Dans l’assignation du tribunal, consultable sur le site, Benihana reproche au blogueur libanais d’avoir d’abord porté préjudice à l’image de marque et à la réputation de la chaîne, en mettant en doute la qualité et les services fournis. Ensuite, d’avoir mis en ligne deux vidéos tournées sans le consentement du restaurant. « Le tribunal pourrait décider qu’il y a ici atteinte au droit à l’image si les deux chefs cuisiniers, présents sur les vidéos mises en ligne, sont identifiables. Cependant, dans ce cas, ce droit à l’image concerne seulement les deux chefs. C’est donc à eux qu’il reviendrait de porter plainte, et non pas au restaurant », explique Pierre el-Khoury, spécialiste du droit lié aux nouvelles technologies, professeur à l’Université de La Sagesse. L’assignation précise enfin que Mark Makhoul travaillant dans une agence de publicité, celui-ci ne peut avoir que des « intentions cachées ».
Pour Pierre el-Khoury, « ce que Mark Makhoul a écrit reste dans les limites de sa liberté d’expression. Il n’y a nulle atteinte à la marque ou au prestige de la marque Benihana ».

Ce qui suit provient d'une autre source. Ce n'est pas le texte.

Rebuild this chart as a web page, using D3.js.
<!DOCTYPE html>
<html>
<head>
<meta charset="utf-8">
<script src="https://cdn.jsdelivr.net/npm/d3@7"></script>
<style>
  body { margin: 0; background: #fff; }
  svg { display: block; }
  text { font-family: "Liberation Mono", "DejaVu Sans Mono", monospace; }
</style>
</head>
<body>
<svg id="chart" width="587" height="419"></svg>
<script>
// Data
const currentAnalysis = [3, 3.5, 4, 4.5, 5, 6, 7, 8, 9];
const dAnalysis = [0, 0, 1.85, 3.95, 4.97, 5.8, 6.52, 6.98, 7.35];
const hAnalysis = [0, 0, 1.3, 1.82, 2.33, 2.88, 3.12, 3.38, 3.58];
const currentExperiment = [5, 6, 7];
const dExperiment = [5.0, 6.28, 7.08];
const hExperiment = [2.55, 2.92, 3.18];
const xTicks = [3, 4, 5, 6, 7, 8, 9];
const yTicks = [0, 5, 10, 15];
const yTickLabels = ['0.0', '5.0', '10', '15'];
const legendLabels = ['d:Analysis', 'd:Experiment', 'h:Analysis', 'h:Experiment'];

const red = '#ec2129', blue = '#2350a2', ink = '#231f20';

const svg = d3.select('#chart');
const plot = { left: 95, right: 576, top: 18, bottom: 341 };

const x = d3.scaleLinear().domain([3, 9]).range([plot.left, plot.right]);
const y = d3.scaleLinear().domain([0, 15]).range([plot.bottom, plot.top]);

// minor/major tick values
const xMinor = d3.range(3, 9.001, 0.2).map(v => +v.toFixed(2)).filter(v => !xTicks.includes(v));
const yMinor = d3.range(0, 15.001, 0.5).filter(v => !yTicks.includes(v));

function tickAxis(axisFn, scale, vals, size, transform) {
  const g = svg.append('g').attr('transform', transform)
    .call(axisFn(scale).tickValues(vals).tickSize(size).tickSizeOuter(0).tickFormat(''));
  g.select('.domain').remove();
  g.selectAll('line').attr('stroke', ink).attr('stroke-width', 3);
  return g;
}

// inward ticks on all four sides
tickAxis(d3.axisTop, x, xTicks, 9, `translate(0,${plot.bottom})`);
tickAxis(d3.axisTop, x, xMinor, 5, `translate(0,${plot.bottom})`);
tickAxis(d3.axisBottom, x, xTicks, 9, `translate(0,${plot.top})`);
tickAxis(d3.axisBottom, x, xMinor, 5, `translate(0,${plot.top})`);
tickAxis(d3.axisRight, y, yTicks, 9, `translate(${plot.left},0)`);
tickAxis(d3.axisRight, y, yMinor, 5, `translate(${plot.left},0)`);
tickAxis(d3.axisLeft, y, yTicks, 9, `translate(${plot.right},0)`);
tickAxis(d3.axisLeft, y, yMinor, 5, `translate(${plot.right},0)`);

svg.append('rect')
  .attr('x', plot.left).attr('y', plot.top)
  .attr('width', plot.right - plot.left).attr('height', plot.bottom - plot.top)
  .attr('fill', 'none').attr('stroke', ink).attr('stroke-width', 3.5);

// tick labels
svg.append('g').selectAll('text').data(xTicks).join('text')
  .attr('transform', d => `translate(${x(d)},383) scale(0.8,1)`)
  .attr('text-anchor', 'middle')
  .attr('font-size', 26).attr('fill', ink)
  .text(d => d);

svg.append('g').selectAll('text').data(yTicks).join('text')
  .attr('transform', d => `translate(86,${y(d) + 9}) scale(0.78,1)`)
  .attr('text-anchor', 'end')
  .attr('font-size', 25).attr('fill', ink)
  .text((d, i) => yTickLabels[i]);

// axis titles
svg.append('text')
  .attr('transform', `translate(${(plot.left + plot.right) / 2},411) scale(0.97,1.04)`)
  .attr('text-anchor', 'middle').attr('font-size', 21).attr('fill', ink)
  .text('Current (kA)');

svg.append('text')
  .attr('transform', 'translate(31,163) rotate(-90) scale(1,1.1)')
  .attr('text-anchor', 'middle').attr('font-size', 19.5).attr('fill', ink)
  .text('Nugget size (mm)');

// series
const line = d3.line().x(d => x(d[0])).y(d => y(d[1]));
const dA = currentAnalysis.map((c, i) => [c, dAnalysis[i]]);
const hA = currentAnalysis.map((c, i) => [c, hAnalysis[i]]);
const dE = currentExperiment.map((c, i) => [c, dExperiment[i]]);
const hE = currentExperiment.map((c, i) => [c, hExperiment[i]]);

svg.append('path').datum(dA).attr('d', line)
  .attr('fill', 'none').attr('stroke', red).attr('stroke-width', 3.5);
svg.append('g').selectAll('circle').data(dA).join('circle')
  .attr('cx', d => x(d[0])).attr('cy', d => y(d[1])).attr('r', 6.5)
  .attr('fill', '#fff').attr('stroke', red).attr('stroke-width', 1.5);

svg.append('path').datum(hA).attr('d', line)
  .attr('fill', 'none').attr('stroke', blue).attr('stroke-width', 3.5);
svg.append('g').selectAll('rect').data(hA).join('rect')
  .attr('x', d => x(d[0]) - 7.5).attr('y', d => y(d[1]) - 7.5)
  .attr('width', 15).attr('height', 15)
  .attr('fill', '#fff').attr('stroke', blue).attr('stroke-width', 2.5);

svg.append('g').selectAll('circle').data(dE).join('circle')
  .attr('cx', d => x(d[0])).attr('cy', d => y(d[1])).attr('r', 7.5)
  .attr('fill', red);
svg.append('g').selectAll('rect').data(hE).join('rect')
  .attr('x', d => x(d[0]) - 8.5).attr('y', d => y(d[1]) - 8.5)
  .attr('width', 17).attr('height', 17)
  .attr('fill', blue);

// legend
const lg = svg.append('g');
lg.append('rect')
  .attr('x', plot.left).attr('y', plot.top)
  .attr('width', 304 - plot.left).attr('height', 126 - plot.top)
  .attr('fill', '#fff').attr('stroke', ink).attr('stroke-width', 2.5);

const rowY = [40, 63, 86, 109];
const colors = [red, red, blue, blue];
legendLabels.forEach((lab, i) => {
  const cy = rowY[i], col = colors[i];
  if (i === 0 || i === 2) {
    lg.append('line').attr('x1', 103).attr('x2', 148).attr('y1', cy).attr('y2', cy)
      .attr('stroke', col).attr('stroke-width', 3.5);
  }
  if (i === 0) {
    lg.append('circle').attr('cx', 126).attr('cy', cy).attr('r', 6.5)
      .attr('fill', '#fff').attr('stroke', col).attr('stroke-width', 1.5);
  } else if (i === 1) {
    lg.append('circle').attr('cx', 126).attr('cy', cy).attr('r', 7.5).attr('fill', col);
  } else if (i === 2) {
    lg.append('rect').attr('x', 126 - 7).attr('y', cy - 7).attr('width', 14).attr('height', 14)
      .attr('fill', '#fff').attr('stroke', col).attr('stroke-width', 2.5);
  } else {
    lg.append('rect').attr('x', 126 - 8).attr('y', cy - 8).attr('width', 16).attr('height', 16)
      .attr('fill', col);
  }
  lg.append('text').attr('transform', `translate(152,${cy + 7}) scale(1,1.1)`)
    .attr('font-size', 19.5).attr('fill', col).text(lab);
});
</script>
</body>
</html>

Le groupe Benihana s’est pourtant obstiné. Et son entêtement à poursuivre un blogueur a mis le feu aux poudres : les blogueurs se sont fédérés, relayant l’information sur le Web arabe, puis mondial. Le mur de la page “Fan” Facebook de Benihana a bientôt été noyé sous les commentaires vindicatifs d’autres blogueurs ou d’internautes (que Benihana a systématiquement supprimés). On pouvait ainsi lire : « Benihana, je pense que votre équipe de management vient juste de ruiner votre réputation en prenant la décision de poursuivre le blogueur le plus populaire du Koweït. » Cet internaute ajoutant : « Je n’avais pas essayé votre restaurant et je ne le ferai jamais, ni au Koweït ni nulle part ailleurs. » De fait, en voulant faire pression sur le blogueur Mark Makhoul, pour qu’il retire la chronique de son restaurant, Benihana a oublié une leçon essentielle des réseaux : mieux vaut laisser exister une mauvaise (mais honnête) critique que de passer pour un censeur. Le “backlash”, cette réaction épidermique des réseaux contre ceux qui attaquent l’un de leurs membres, fait bien plus de dégâts à la réputation d’une marque.

En droit libanais

La possibilité d’exprimer librement ses opinions sans en être inquiété par autrui, ainsi que l’on définit la “liberté d’expression” est l’une des premières libertés politiques. Au Liban, cette liberté fondamentale est reconnue par l’article 13 de la Constitution et l’article 19 de la Déclaration universelle des droits de l’homme (1948) ratifiée en 1972. Toutefois, la liberté d’expression est restreinte dans les limites de la loi comme pour toute parole publique au nom de l’intérêt général. C’est ainsi que le code pénal (article 385) reconnaît un délit de diffamation et d’injure. La diffamation se définit comme l’imputation d’un fait à une personne qui porte atteinte à son honneur ou à sa considération. L’injure, elle, consiste à lui adresser des propos méprisants ou outrageants, ne comportant l’imputation d’aucun fait. La sanction diffère selon que le délit est commis à l’encontre de personnes privées ou publiques. Au Liban, il existe en effet comme dans beaucoup d’autres pays un délit pour “offense au chef de l’État”. En juin dernier, plusieurs jeunes âgés de 27 à 29 ans, proches du mouvement de Michel Aoun, ont été arrêtés sur décision du procureur général Saïd Mirza pour “diffamation et calomnies” à l’encontre du président de la République, au motif de commentaires peu accorts sur leur page Facebook. D’après l’article 386 du code pénal, la diffamation du chef de l’État est passible d’une peine de deux mois à deux ans de prison. L’injure à l’encontre du président, elle, est passible d’un mois à un an de prison (article 388). Dans le cas de personnes privées, la poursuite suppose que ces personnes déposent plainte. Si le délit est commis par le biais d’un imprimé, réglementé par la loi de 1962, ou via les médias audiovisuels, réglementés par la loi de 1994, la poursuite aura lieu devant le tribunal des imprimés. Dans les autres cas, le juge pénal est compétent.